Premier Li Keqiang may believe that “shorting” the Chinese economy is “absurd” but many beg to differ at least when it comes to the yuan, with major banks and hedge funds expecting the currency to continue to fall by varying degrees through the rest of 2016.

On February 3, HSBC analysts raised their “end-2016 USD-CNY forecast to 6.90, from 6.70” characterised by “more and larger USD-CNY upward adjustments followed by policy-induced temporary calm”, a process the bank calls “ease-then-squeeze”.

“Amid strong capital outflows and depreciation expectations in the market”, HSBC argues that China will eschew radical alternatives and seek to follow “a middle path in its pursuit of reforms”.

“This means a slightly accelerated pace of FX flexibility, temporarily aided with some administrative hurdles on capital outflows and other measures to deter excessive speculation,” the bank wrote.
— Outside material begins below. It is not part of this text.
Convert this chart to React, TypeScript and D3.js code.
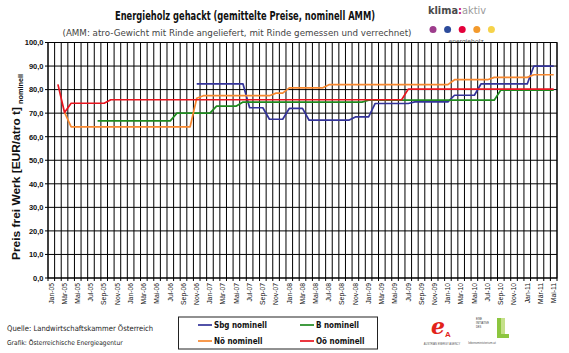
import { scaleBand, scaleLinear, line, range } from "d3";

// month names as printed on the axis, years 2005..2011, last month Mai-11
const monthNames = ["Jan", "Feb", "Mär", "Apr", "Mai", "Jun", "Jul", "Aug", "Sep", "Okt", "Nov", "Dez"];
const yearLabels = ["05", "06", "07", "08", "09", "10", "11"];
const lastMonthCount = 5;

const categories: string[] = yearLabels.flatMap((y, yi) =>
  monthNames.slice(0, yi === yearLabels.length - 1 ? lastMonthCount : 12).map((m) => `${m}-${y}`)
);

const yTicks = [0, 10, 20, 30, 40, 50, 60, 70, 80, 90, 100];

// EUR/atro t, one value per month (null = no data)
const sbg: (number | null)[] = [
  null, null, null, null, null, null, null, null, null, null, null, null,
  null, null, null, null, null, null, null, null, null, null, 82.4, 82.4,
  82.4, 82.4, 82.4, 82.4, 82.4, 82.4, 72.3, 72.3, 72.3, 67.4, 67.4, 67.4,
  72.0, 72.0, 72.0, 67.0, 67.0, 67.0, 67.0, 67.0, 67.0, 67.0, 68.4, 68.4,
  68.4, 74.1, 74.1, 74.1, 74.1, 74.1, 74.1, 74.8, 74.8, 74.8, 74.8, 74.8,
  74.8, 77.6, 77.6, 77.6, 77.6, 82.4, 82.4, 82.4, 82.4, 82.4, 82.4, 82.4,
  82.4, 90.0, 90.0, 90.0, 90.0,
];
const bgl: (number | null)[] = [
  null, null, null, null, null, null, null, 66.7, 66.7, 66.7, 66.7, 66.7,
  66.7, 66.7, 66.7, 66.7, 66.7, 66.7, 66.7, 70.0, 70.0, 70.0, 70.0, 70.0,
  70.0, 73.0, 73.0, 73.0, 73.0, 74.7, 74.7, 74.7, 74.7, 74.7, 74.7, 74.7,
  74.7, 74.7, 74.7, 74.7, 74.7, 74.7, 74.7, 74.7, 74.7, 74.7, 74.7, 74.7,
  75.5, 75.5, 75.5, 75.5, 75.5, 75.5, 75.5, 75.5, 75.5, 75.5, 75.5, 75.5,
  75.5, 75.5, 75.5, 75.5, 75.5, 75.5, 75.5, 75.5, 79.8, 79.8, 79.8, 79.8,
  79.8, 79.8, 79.8, 79.8, 79.8,
];
const noe: (number | null)[] = [
  null, null, 70.3, 64.2, 64.2, 64.2, 64.2, 64.2, 64.2, 64.2, 64.2, 64.2,
  64.2, 64.2, 64.2, 64.2, 64.2, 64.2, 64.2, 64.2, 64.2, 64.2, 76.3, 77.4,
  77.4, 77.4, 77.4, 77.4, 77.4, 77.4, 77.4, 77.4, 77.4, 77.4, 78.5, 78.5,
  80.7, 80.7, 80.7, 80.7, 80.7, 80.7, 82.1, 82.1, 82.1, 82.1, 82.1, 82.1,
  82.1, 82.1, 82.1, 82.1, 82.1, 82.1, 82.1, 82.1, 82.1, 82.1, 82.1, 82.1,
  82.1, 84.2, 84.2, 84.2, 84.2, 84.2, 84.2, 85.2, 85.2, 85.2, 85.2, 85.2,
  85.2, 86.3, 86.3, 86.3, 86.3,
];
const ooe: (number | null)[] = [
  null, 82.2, 70.3, 74.2, 74.2, 74.2, 74.2, 74.2, 74.2, 75.7, 75.7, 75.7,
  75.7, 75.7, 75.7, 75.7, 75.7, 75.7, 75.7, 75.7, 75.7, 75.7, 75.7, 75.7,
  75.7, 75.7, 75.7, 75.7, 75.7, 75.7, 75.7, 75.7, 75.7, 75.7, 75.7, 75.7,
  75.7, 75.7, 75.7, 75.7, 75.7, 75.7, 75.7, 75.7, 75.7, 75.7, 75.7, 75.7,
  75.7, 75.7, 75.7, 75.7, 75.7, 75.7, 80.2, 80.2, 80.2, 80.2, 80.2, 80.2,
  80.2, 80.2, 80.2, 80.2, 80.2, 80.2, 80.2, 80.2, 80.2, 80.2, 80.2, 80.2,
  80.2, 80.2, 80.2, 80.2, 80.2,
];

const series = [
  { name: "Sbg nominell", values: sbg, color: "#333399" },
  { name: "B nominell", values: bgl, color: "#1f8a1f" },
  { name: "Nö nominell", values: noe, color: "#f7882f" },
  { name: "Oö nominell", values: ooe, color: "#e8141e" },
];

const font = "'Liberation Sans', Arial, sans-serif";
const condensed = "'DejaVu Sans Condensed', 'Liberation Sans Narrow', Arial, sans-serif";

export default function App() {
  const W = 569;
  const H = 353;
  const left = 48;
  const right = 557;
  const top = 42.5;
  const bottom = 278;

  const x = scaleBand<string>().domain(categories).range([left, right]).padding(0);
  const y = scaleLinear().domain([0, 100]).range([bottom, top]);
  const bw = x.bandwidth();
  const cx = (i: number) => (x(categories[i]) ?? 0) + bw / 2;

  const path = line<number | null>()
    .defined((d) => d != null)
    .x((_, i) => cx(i))
    .y((d) => y(d as number));

  const gridX = range(categories.length + 1).map((i) => left + i * bw);

  const legendRows = [
    [series[0], series[1]],
    [series[2], series[3]],
  ];

  return (
    <svg
      width={W}
      height={H}
      style={{ position: "absolute", left: 0, top: 0, background: "#fff" }}
      fontFamily={font}
    >
      {/* title */}
      <text x={245} y={20} textAnchor="middle" fontFamily={condensed} fontWeight="bold" fontSize={11.5} textLength={260} lengthAdjust="spacingAndGlyphs" fill="#111">
        Energieholz gehackt (gemittelte Preise, nominell AMM)
      </text>
      <text x={237} y={36} textAnchor="middle" fontFamily={condensed} fontSize={9.5} textLength={349} lengthAdjust="spacingAndGlyphs" fill="#444">
        (AMM: atro-Gewicht mit Rinde angeliefert, mit Rinde gemessen und verrechnet)
      </text>

      {/* klima:aktiv logo */}
      <text x={428} y={14} fontSize={10.5} fontFamily={condensed} textLength={58} lengthAdjust="spacingAndGlyphs">
        <tspan fontWeight="bold" fill="#4a4a4a">klima</tspan><tspan fontWeight="bold" fill="#c8106e">:</tspan><tspan fill="#9a9a9a">aktiv</tspan>
      </text>
      {["#9d3c8c", "#2c4b9b", "#e4003a", "#f39a2c", "#f6d34a"].map((c, i) => (
        <circle key={i} cx={433 + i * 14.6} cy={29.5} r={3.5} fill={c} />
      ))}
      <text x={466} y={43.5} textAnchor="middle" fontSize={6.8} fill="#555">energieholz</text>

      {/* plot area grid */}
      <rect x={left} y={top} width={right - left} height={bottom - top} fill="#fff" />
      {gridX.map((gx, i) => (
        <line key={`gx${i}`} x1={gx} x2={gx} y1={top} y2={bottom + 3} stroke="#000" strokeWidth={1} />
      ))}
      {yTicks.map((t) => (
        <line key={`gy${t}`} x1={left - 3} x2={right} y1={y(t)} y2={y(t)} stroke="#000" strokeWidth={1} />
      ))}
      <rect x={left} y={top} width={right - left} height={bottom - top} fill="none" stroke="#000" strokeWidth={1} />

      {/* y axis labels */}
      {yTicks.map((t) => (
        <text key={`yl${t}`} x={43.5} y={y(t) + 2.8} textAnchor="end" fontSize={7.5} fontWeight="bold" fill="#111">
          {t.toFixed(1).replace(".", ",")}
        </text>
      ))}
      <text transform="translate(19.5,260) rotate(-90)" fontSize={11} fontWeight="bold" textLength={153} lengthAdjust="spacingAndGlyphs" fill="#111">
        Preis frei Werk [EUR/atro t]
      </text>
      <text transform="translate(23,104) rotate(-90)" fontSize={6.5} fontWeight="bold" textLength={30} lengthAdjust="spacingAndGlyphs" fill="#111">
        nominell
      </text>

      {/* x axis labels, every second month */}
      {categories.map((c, i) =>
        i % 2 === 0 ? (
          <text
            key={c}
            transform={`translate(${cx(i) + 2.3},${bottom + 5}) rotate(-90)`}
            textAnchor="end"
            fontSize={6.8}
            fill="#111"
          >
            {c}
          </text>
        ) : null
      )}

      {/* series */}
      {series.map((s) => (
        <path key={s.name} d={path(s.values) ?? ""} fill="none" stroke={s.color} strokeWidth={1.7} strokeLinejoin="round" />
      ))}

      {/* source notes */}
      <text x={7} y={331} fontSize={7.6} fontFamily={condensed} fill="#222">Quelle: Landwirtschaftskammer Österreich</text>
      <text x={7} y={345} fontSize={6.6} fontFamily={condensed} fill="#222">Grafik: Österreichische Energieagentur</text>

      {/* legend */}
      <rect x={178.5} y={317} width={199} height={32} fill="#fff" stroke="#222" strokeWidth={1} />
      {legendRows.map((row, ri) =>
        row.map((s, ci) => {
          const lx = ci === 0 ? 198 : 300;
          const ly = ri === 0 ? 325 : 341;
          return (
            <g key={s.name}>
              <line x1={lx} x2={lx + 14} y1={ly} y2={ly} stroke={s.color} strokeWidth={1.7} />
              <text x={lx + 16} y={ly + 3} fontSize={8} fontWeight="bold" fontFamily={condensed} fill="#111">
                {s.name}
              </text>
            </g>
          );
        })
      )}

      {/* energy agency logo */}
      <text x={431} y={334} fontSize={22} fontStyle="italic" fontWeight="bold" fill="#e2231a" fontFamily="'DejaVu Serif', serif">e</text>
      <text x={445} y={337} fontSize={8} fontWeight="bold" fill="#e2231a">A</text>
      <text x={442} y={345} textAnchor="middle" fontSize={2.6} fill="#555">AUSTRIAN ENERGY AGENCY</text>

      {/* lebensministerium logo */}
      <text x={476} y={320} fontSize={2.6} fill="#333">EINE</text>
      <text x={476} y={324} fontSize={2.6} fill="#333">INITIATIVE</text>
      <text x={476} y={328} fontSize={2.6} fill="#333">DES</text>
      <rect x={497} y={318} width={4} height={20} fill="#8cc63f" />
      <rect x={497} y={334} width={12} height={4} fill="#8cc63f" />
      <rect x={501} y={318} width={4} height={16} fill="#c5e08a" />
      <text x={482} y={344} textAnchor="middle" fontSize={3} fill="#555">lebensministerium.at</text>
    </svg>
  );
}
Japan’s Bank of Tokyo-Mitsubishi UFJ (BTMU) also sees some capacity for the yuan to decline in value, expecting it to be at 6.77 to the US dollar by the end of the third quarter of this year before staging a rally into the calendar year end.

BTMU’s analysts argue Chinese domestic economic considerations will lend themselves to a weaker yuan in coming months, noting also that in US dollar terms China’s headline foreign direct investment growth had “turned negative” by the end of last year.